Le cri "Pour jamais !" qui suit résonne comme un écho désespéré. Bérénice met en avant la cruauté de cette séparation : "Ah Seigneur, songez-vous en vous-même / Combien ce mot cruel est affreux quand on aime ?". Racine montre ici toute la force destructrice de l'amour non partagé. Pour Bérénice, le mot "jamais" est insupportable à concevoir, car il représente une éternité de douleur, une absence irrémédiable de l'être aimé.
La suite des vers, "Dans un mois, dans un an, comment souffrirons-nous", exprime l'angoisse de l'avenir. Bérénice se projette dans un futur où elle devra vivre séparée de Titus, et cette idée lui est insupportable. L'énumération des jours qui passent sans la présence de l'autre ("Que le jour recommence et que le jour finisse") traduit la monotonie et la souffrance de l'existence sans l'amour. Ces images suggèrent un vide existentiel, une vie dénuée de sens sans Titus à ses côtés.
L'évocation des "mers" qui sépareront Bérénice et Titus symbolise l'inaccessibilité de l'être aimé. Ces mers infranchissables renforcent l'idée d'une séparation définitive et inévitable. Le temps devient une force destructrice pour elle, chaque jour étant perçu comme une éternité de souffrance.
Enfin, la scène se termine par une réflexion amère sur l'indifférence supposée de Titus face à cette séparation : "L'ingrat de mon départ consolé par avance, / Daignera-t-il compter les jours de mon absence ?". Bérénice, dans son désespoir, imagine que Titus ne souffrira pas autant qu'elle de leur éloignement. Elle envisage même qu'il pourrait trouver ces jours trop courts, montrant ainsi son sentiment de trahison ultime.
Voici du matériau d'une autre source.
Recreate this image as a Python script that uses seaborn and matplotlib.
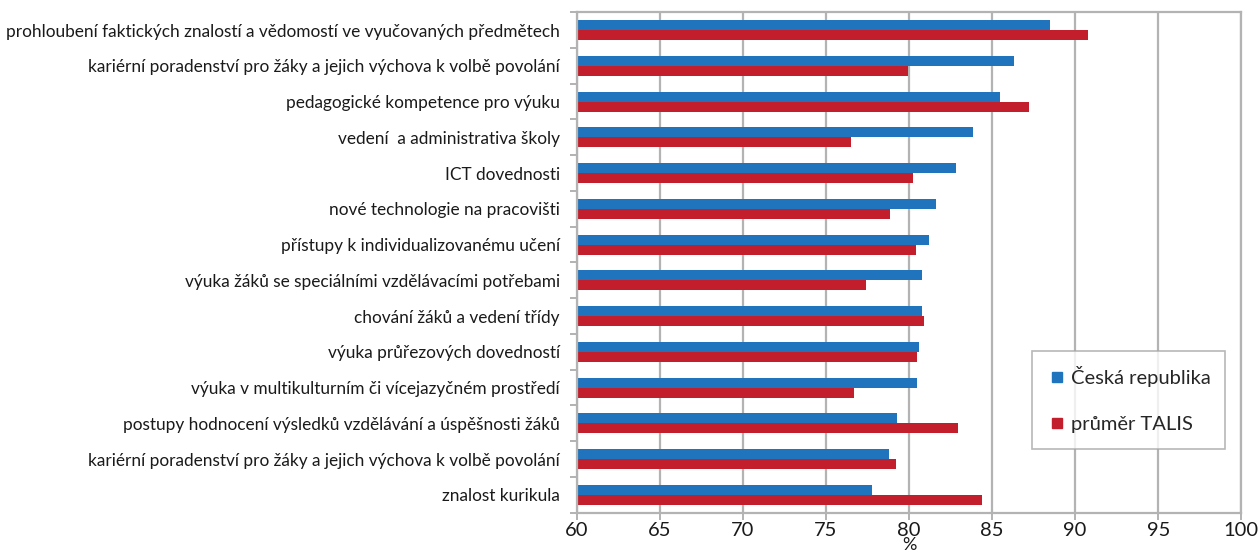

Cette scène met en lumière l'opposition fondamentale entre l'amour et le devoir, thème central dans l'œuvre de Racine. Bérénice représente la passion et l'émotion, tandis que Titus incarne la raison et le devoir d'État. Racine explore ici la douleur du renoncement et la fatalité tragique qui s'impose aux personnages. Les vers de Bérénice sont marqués par une intensité émotionnelle qui révèle à la fois la grandeur de son amour et la profondeur de son désespoir.